AP: You’re very kind. But the fact is, recordings cost a lot of money. My records weren’t cheap to make, but they certainly weren’t overly expensive. For many bands though, it simply isn’t worth it. They do so well by performing live that it more than makes up for it. I do understand the reasons. For many people, they don’t want to be with a big record company. They want to be with a small record company. When Steve makes his albums, he does them himself. Roger King does all the programming, so he’s not spending a fortune making those albums. If he recorded with all the musicians he tours with, it would be very expensive. Prohibitive really.
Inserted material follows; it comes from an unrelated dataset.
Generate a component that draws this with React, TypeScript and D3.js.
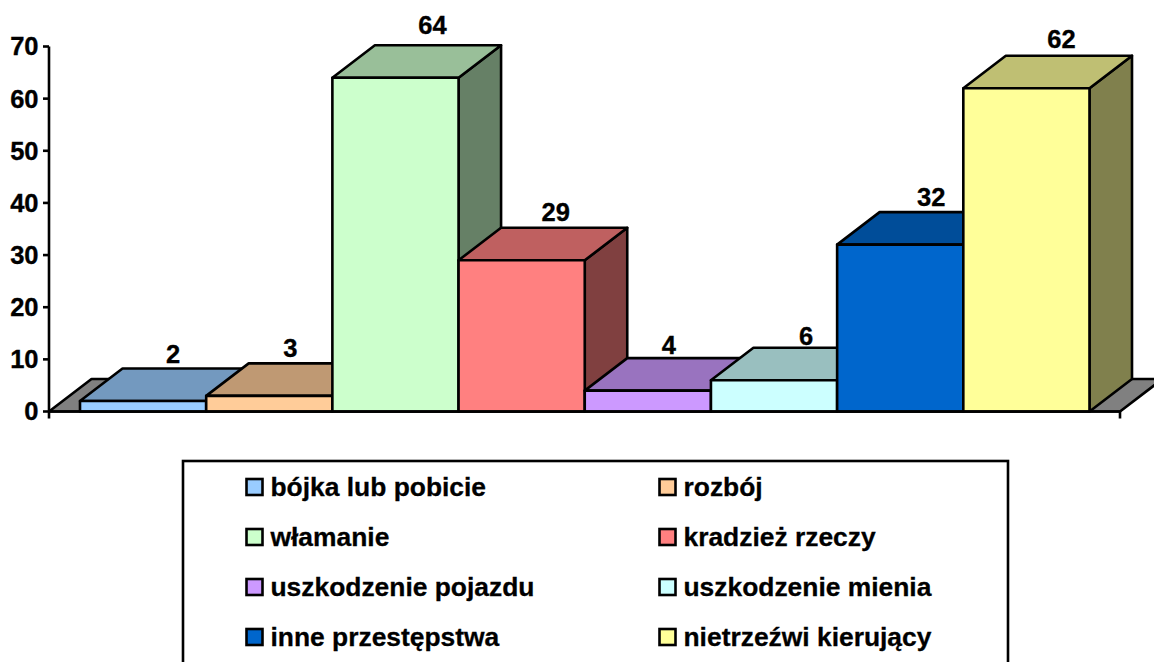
import React from "react";
import * as d3 from "d3";

const categories = ["bójka lub pobicie", "rozbój", "włamanie", "kradzież rzeczy", "uszkodzenie pojazdu", "uszkodzenie mienia", "inne przestępstwa", "nietrzeźwi kierujący"];
const values = [2, 3, 64, 29, 4, 6, 32, 62];
const colors = ["#99CCFF", "#FFCC99", "#CCFFCC", "#FF8080", "#CC99FF", "#CCFFFF", "#0066CC", "#FFFF99"];
const yTicks = [0, 10, 20, 30, 40, 50, 60, 70];
// label nudges relative to the bar's centre and its rear top edge (layout only)
const labelDx = [30, 21, 37, 34, 21, 32, 31, 35];
const labelDy = [14, 15, 20, 16, 13, 12, 15, 17];

const W = 1154, H = 662;
const DX = 42.5, DY = 32.5;
const FONT = "'Liberation Sans', Arial, sans-serif";
const x = d3.scaleBand<string>().domain(categories).range([80, 1089.5]);
const y = d3.scaleLinear().domain([0, 70]).range([411.5, 46.5]);
const shade = (c: string, k: number) => {
  const r = d3.rgb(c);
  return d3.rgb(r.r * k, r.g * k, r.b * k).formatHex();
};
const pts = (p: number[][]) => p.map((q) => q.join(",")).join(" ");
const SW = 2.6;

export default function App() {
  const x0 = 49, x1 = 1120, base = y(0);
  return (
    <svg width={W} height={H} viewBox={`0 0 ${W} ${H}`} style={{ position: "absolute", left: 0, top: 0, background: "#fff" }} fontFamily={FONT} fontWeight="bold" fill="#000">
      <polygon points={pts([[x0, base], [x0 + DX, base - DY], [x1 + DX, base - DY], [x1, base]])} fill="#808080" stroke="#000" strokeWidth={SW} strokeLinejoin="round" />
      {categories.map((c, i) => {
        const l = x(c)!, r = l + x.bandwidth(), t = y(values[i]);
        return (
          <g key={c} stroke="#000" strokeWidth={SW} strokeLinejoin="round">
            <polygon points={pts([[r, t], [r + DX, t - DY], [r + DX, base - DY], [r, base]])} fill={shade(colors[i], 0.5)} />
            <polygon points={pts([[l, t], [l + DX, t - DY], [r + DX, t - DY], [r, t]])} fill={shade(colors[i], 0.75)} />
            <rect x={l} y={t} width={r - l} height={base - t} fill={colors[i]} />
          </g>
        );
      })}
      <line x1={x0} x2={x0} y1={y(70)} y2={base + 7} stroke="#000" strokeWidth={SW} />
      <line x1={x0} x2={x1} y1={base} y2={base} stroke="#000" strokeWidth={SW} />
      <line x1={x1} x2={x1} y1={base} y2={base + 7} stroke="#000" strokeWidth={SW} />
      {yTicks.map((t) => (
        <g key={t}>
          <line x1={x0 - 6} x2={x0} y1={y(t)} y2={y(t)} stroke="#000" strokeWidth={SW} />
          <text x={38.5} y={y(t)} dy="0.35em" textAnchor="end" fontSize={25.5} stroke="#000" strokeWidth={0.35}>{t}</text>
        </g>
      ))}
      {categories.map((c, i) => (
        <text key={c} x={x(c)! + x.bandwidth() / 2 + labelDx[i]} y={y(values[i]) - DY - labelDy[i]} dy="0.35em" textAnchor="middle" fontSize={25.5} stroke="#000" strokeWidth={0.35}>{values[i]}</text>
      ))}
      <rect x={183} y={461} width={825} height={230} fill="#fff" stroke="#000" strokeWidth={SW} />
      {categories.map((c, i) => {
        const col = i % 2, row = Math.floor(i / 2);
        const sx = col === 0 ? 246.5 : 659.5, cy = 487 + row * 50;
        return (
          <g key={c}>
            <rect x={sx} y={cy - 8} width={16} height={16} fill={colors[i]} stroke="#000" strokeWidth={SW} />
            <text x={sx + 24} y={cy} dy="0.35em" fontSize={26.4} stroke="#000" strokeWidth={0.3}>{c}</text>
          </g>
        );
      })}
    </svg>
  );
}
The problem is that once things were made possible to get free or free-ish, it’s just human nature to take advantage of that, isn’t it?
GM: There are some of us who still prefer physical CDs or LPs.
AP: Well I think that the people that acquire my stuff are real record buyers. However, there are some hybrid examples in the middle. For example, if you hear something you really like on Spotify, you may actually go out and buy it. So that hybrid listener is kind of in the middle, but they’re still a minority. Cherry Red is a catalog company, and the people that buy their product want everything. They’re what you would call a completist. It is true. Unfortunately, it’s a smaller niche.
GM: That’s a somewhat pessimistic prognosis.
AP: Somewhere along the line, music got downgraded. People complain about spending 12 pounds on a CD which likely took six or seven months, or maybe even a year, to do. But they wouldn’t complain about spending 20 quid on a hardback book which probably cost the writer about two or three thousand pounds of research to do. So when did music get so downgraded in people’s minds? The other thing that’s happened is that people will come back from a concert and they’ll be asked “What was it like?” And they’ll answer, “It sounded alright, but it didn’t look great.” I spent my early years going to see blues bands, like Eric Clapton and the Yardbirds, and they weren’t expected to look a certain way. But once we got into the ’70s, the video thing came in, and that visual thing became more important. So now it’s accompaniment really. An appendage. People don’t sit in an armchair and just listen, or look at the lyrics.
GM: At least not like they used to.
AP: Young people don’t do that now. Where we went astray, I’m not really sure. I think the record companies had a little bit to do with it. Back in the ’60s, bands like the Beatles would do a song, and then the next song they did would be completely different. We hit this thing with the record companies insisting that the next song be like the one before...formula, formula, formula. The other thing is, in the ’60s and ’70s, there were managers who backed a band and stayed with them. Nowadays, Genesis never would have made it because we lost money the first three or four or five years. Nowadays, a company would look at a second album, and if it didn’t make enough money, that would be it. That stops bands from being able to develop. And if they have commercial success too early, that dilutes their creative potential. If we didn’t have a manager like Jonathan King, our first manager, we would never have been able to develop. The accountants have really impacted on the business, and it may be that ultimately that over-analysis may have diminished the quality of the product, and that in turn may be why people aren’t buying things like they used to. It’s only a theory. But the fact is that music got downgraded in people’s minds where it needed an appendage in the form of visual accompaniment.
GM: On the other hand, Peter Gabriel was an amazing visual artist, but the music was outstanding as well. That’s in contrast to the way things are these days when it’s all about the imagery and the music is kind of a second thought and even sort of marginalized.
AP: It becomes secondary, really.
AP: The visual image really pushes it out there. It gives people more to talk about.